Coleman v. Carstens Packing Co.

Main, J.

The complaint in this case, aside from the formal parts, alleges: That on or about July 81, 1912, the plaintiff sold to the defendant the exclusive right of pasturing two thousand or more head of sheep upon all the standing wheat then upon one certain section of land in Grant county, Washington, owned by the plaintiff; that it was agreed that the defendant should immediately provide the sheep and pas*180ture them until the wheat was fully consumed', and pay the plaintiff therefor the sum of one-half cent per head of sheep per day; that at the date of making the sale, the wheat was in good condition for grazing and pasturing purposes, and would have furnished pasturage for 2,000 head of sheep for ninety days; that the defendant failed to furnish or pasture sheep upon the wheat until the latter part of November, 1912, at which time it grazed about 3,000 head of sheep upon the land mentioned for a period of about one week’s time; that by reason thereof the plaintiff has been damaged in the sum of $900.

On a second cause of action, the plaintiff sought to recover the sum of $105, this being the amount which would be due under the contract for the number of sheep supplied during the latter part of November, for the time which they were pastured upon the land.
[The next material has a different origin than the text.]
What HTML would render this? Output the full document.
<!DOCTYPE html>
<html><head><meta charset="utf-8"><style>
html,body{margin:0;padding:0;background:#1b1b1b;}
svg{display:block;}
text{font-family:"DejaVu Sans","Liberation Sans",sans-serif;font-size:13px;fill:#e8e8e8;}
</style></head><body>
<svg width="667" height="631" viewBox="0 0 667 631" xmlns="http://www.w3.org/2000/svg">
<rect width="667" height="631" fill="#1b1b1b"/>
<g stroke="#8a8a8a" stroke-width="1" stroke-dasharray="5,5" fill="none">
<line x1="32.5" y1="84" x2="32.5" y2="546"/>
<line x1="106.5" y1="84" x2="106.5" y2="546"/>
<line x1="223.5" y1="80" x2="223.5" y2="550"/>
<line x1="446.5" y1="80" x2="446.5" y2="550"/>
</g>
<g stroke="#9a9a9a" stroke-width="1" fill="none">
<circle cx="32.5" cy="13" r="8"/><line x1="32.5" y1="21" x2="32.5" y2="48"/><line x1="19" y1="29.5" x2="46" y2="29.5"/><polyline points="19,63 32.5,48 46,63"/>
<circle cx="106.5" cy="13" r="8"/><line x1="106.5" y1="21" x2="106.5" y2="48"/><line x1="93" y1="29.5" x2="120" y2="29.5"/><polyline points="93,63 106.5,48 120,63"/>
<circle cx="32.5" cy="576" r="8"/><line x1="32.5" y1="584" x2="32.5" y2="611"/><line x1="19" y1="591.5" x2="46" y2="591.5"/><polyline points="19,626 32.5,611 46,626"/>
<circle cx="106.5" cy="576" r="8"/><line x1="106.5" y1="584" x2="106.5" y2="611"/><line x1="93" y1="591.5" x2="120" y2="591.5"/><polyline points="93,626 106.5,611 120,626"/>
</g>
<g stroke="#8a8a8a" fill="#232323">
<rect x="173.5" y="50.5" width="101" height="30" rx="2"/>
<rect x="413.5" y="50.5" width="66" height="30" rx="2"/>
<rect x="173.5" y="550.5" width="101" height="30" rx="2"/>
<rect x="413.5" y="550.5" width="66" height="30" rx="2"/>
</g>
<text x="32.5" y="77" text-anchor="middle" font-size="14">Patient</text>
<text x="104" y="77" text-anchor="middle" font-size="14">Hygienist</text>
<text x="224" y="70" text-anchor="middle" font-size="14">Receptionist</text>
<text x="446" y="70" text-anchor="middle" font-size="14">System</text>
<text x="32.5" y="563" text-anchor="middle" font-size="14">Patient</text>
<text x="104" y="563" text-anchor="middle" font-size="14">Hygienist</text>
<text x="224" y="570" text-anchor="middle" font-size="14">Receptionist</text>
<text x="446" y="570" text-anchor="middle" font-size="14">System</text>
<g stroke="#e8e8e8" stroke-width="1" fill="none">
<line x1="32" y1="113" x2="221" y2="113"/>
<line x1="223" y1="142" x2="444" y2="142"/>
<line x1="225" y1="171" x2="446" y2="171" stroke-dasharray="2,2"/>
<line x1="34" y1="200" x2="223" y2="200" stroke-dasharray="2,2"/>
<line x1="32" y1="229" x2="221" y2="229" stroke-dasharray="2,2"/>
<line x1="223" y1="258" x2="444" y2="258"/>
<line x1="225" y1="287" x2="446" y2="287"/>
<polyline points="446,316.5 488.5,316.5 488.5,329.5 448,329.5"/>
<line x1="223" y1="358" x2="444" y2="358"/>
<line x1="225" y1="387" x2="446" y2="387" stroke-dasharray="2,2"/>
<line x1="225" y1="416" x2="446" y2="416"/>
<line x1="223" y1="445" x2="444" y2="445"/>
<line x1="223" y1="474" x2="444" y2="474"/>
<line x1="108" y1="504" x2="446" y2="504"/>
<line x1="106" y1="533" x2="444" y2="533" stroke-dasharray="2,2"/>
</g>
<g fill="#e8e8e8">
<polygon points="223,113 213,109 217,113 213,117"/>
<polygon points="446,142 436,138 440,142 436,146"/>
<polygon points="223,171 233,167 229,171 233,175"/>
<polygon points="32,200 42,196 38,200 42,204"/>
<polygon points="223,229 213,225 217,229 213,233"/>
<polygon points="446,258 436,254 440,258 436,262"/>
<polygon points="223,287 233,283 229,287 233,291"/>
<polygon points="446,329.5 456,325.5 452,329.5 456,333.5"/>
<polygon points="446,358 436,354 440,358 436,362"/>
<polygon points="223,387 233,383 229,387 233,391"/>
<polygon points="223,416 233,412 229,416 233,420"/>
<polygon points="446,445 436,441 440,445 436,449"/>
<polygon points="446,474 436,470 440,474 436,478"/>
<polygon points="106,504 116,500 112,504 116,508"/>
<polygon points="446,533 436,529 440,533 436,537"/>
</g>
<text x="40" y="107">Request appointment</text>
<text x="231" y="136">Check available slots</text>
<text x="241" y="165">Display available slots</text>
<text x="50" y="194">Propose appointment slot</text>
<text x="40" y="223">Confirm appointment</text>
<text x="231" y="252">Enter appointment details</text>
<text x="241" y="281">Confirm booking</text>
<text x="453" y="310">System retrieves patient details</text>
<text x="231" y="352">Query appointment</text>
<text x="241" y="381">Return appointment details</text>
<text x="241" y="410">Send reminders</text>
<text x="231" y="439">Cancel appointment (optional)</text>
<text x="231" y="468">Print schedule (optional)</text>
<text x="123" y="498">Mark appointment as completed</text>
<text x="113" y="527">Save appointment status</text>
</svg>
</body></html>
The defendant denied the allegations of both the first and second causes of action as stated in the complaint, and by way of counterclaim alleged: That about the 27th day of July, 1912, the plaintiff stated to the defendant that the former had water and wheat pasture in Grant county sufficient for 5,000 head of sheep; that the defendant offered to the plaintiff to purchase sheep in the market .and to pasture them on the plaintiff’s wheat for one-half cent per sheep per day, which offer was accepted; that thereafter the defendant bought and shipped to the pasture 2,094 head of sheep and, on arrival, found that the water and wheat pasturage had been misrepresented by the plaintiff; that there was feed for only about one day, and insufficient water for any time; that by reason thereof the defendant was compelled to take the sheep to other pasturage, which caused them to shrink in size, and caused loss by delay in feeding for market, to the damage of the defendant amounting to $2,094.
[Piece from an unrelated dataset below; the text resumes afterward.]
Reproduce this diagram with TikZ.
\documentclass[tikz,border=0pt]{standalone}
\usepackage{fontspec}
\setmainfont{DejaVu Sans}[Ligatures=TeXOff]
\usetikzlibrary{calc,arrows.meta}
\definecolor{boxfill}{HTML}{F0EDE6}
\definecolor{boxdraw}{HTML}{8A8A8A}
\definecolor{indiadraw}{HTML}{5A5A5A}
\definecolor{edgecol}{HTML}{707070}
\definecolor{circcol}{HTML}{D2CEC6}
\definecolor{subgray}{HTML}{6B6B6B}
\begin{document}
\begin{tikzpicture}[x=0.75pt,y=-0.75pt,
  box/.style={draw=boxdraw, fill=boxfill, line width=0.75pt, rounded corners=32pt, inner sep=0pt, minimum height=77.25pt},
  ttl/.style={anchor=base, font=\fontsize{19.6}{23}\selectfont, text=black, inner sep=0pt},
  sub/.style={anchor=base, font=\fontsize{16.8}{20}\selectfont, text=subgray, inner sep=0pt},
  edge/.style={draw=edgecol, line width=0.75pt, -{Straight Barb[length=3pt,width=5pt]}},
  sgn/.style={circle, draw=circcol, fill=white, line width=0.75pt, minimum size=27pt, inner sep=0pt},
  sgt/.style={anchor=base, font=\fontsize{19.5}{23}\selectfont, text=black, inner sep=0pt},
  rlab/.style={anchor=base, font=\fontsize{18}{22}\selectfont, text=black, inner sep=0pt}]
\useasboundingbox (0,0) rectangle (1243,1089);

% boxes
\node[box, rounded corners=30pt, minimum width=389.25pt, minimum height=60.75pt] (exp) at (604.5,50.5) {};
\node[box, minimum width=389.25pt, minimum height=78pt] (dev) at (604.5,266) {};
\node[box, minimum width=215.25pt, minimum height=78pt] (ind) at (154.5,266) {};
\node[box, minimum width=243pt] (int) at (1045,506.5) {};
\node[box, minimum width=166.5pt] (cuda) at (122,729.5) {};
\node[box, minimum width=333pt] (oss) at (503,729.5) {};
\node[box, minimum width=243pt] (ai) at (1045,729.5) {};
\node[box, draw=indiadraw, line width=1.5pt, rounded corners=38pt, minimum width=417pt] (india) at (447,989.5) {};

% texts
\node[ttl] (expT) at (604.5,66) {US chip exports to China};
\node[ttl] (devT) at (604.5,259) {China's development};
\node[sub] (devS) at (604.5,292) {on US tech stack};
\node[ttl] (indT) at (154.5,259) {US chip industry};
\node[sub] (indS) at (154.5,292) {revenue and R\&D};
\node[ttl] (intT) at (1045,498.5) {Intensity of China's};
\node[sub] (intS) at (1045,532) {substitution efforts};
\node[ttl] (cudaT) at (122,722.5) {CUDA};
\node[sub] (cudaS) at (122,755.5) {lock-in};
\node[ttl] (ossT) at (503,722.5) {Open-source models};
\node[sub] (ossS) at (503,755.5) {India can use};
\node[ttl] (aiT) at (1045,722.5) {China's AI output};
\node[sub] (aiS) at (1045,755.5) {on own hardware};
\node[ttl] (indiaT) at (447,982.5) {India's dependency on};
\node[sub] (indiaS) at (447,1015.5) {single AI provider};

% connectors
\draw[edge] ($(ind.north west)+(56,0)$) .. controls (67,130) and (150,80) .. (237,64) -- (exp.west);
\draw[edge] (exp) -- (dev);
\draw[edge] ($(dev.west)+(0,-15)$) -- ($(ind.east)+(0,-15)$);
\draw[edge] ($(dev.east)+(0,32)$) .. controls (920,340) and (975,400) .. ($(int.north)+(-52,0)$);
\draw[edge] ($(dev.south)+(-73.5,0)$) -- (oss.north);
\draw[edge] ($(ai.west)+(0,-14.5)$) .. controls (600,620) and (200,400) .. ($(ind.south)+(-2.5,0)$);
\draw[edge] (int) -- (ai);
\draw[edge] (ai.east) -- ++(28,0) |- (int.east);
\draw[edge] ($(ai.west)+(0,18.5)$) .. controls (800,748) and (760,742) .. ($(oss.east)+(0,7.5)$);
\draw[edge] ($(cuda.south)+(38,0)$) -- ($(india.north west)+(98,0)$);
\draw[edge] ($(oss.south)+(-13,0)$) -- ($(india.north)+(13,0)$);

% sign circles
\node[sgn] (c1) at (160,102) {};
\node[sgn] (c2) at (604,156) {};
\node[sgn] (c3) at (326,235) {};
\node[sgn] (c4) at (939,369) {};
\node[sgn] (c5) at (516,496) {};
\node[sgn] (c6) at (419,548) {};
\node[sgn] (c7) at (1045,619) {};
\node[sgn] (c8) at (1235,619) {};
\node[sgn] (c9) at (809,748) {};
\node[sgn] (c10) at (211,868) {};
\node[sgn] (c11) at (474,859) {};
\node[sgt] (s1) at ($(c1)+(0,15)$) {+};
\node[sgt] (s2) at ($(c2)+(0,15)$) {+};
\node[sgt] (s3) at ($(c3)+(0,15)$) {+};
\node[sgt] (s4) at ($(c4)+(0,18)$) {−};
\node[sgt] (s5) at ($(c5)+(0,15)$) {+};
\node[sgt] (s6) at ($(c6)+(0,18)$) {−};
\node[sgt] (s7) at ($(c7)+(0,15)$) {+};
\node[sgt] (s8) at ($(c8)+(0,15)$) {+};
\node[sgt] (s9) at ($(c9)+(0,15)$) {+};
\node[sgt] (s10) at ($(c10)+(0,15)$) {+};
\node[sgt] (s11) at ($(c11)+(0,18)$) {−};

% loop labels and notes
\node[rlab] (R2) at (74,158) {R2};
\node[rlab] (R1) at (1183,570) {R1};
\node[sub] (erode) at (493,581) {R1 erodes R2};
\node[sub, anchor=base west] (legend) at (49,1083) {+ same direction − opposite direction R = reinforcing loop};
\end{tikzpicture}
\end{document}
By reply, the allegations of the counterclaim were denied. Upon issues framed by the pleadings, the cause was tried to the court and a jury. A verdict was returned in favor of the *181plaintiff. Motion for judgment notwithstanding the verdict and for a new trial being made and overruled, a judgment was entered upon the verdict in the sum of $600. The defendant appeals.
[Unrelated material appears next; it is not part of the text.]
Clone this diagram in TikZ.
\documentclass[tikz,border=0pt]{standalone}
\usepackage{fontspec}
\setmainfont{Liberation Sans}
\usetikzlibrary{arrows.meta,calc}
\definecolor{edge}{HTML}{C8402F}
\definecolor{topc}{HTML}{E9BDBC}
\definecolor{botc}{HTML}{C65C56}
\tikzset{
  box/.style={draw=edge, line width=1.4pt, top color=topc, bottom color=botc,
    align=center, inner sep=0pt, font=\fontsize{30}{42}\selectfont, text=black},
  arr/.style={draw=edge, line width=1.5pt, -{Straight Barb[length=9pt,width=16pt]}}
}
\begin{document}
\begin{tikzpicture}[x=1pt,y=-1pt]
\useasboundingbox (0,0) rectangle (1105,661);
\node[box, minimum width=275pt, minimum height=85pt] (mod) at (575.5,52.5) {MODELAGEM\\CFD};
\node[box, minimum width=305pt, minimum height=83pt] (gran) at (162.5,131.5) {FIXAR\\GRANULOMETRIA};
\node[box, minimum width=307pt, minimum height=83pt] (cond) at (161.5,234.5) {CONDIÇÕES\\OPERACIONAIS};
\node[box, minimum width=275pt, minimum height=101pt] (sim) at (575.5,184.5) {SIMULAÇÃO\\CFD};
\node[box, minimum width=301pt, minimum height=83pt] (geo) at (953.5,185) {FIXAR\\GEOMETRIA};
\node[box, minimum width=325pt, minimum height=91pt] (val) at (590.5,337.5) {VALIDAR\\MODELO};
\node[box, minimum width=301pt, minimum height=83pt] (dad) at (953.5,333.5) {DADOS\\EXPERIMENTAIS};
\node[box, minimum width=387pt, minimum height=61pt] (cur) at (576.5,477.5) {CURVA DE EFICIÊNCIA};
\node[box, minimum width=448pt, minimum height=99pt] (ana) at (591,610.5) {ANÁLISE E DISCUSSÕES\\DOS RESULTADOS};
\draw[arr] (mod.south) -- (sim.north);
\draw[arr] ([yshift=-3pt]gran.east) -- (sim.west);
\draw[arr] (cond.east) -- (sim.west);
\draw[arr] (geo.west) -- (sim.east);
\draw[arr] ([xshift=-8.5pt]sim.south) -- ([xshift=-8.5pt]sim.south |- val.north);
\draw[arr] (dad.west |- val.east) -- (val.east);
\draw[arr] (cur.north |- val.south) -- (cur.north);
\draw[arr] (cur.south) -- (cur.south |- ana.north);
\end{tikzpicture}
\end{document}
Without detailing the evidence, it may be stated generally that the evidence produced by the respondent tended to support the allegations of the complaint. The evidence offered by the defendant tended to support the defendant’s denial of the material allegations of the complaint, and the facts stated in its counterclaim. The respondent’s evidence tended to support his denial of the allegations of the counterclaim. The appellant claims, however, that there was a departure from the complaint in the evidence offered by the respondent, in that the first cause of action in the complaint stated a cause of action for the sale of the wheat, while the evidence showed a contract for pasturage. This contention cannot be sustained. The complaint, properly construed, states a first cause of action for damages for failure to furnish the sheep at the time agreed upon. When all the allegations are considered, this is plainly its proper construction. The evidence offered was to the same effect. Since there was evidence supporting both the allegations of the complaint and of the counterclaim, the question became one for the jury. The appellant in its brief makes no complaint of the instructions given by the trial court to the jury. We find no error in the record which would justify this court in reversing the judgment and directing a new trial.

The judgment will be affirmed.

Morris, C. J., Crow, Mount, and Fullerton, JJ., concur.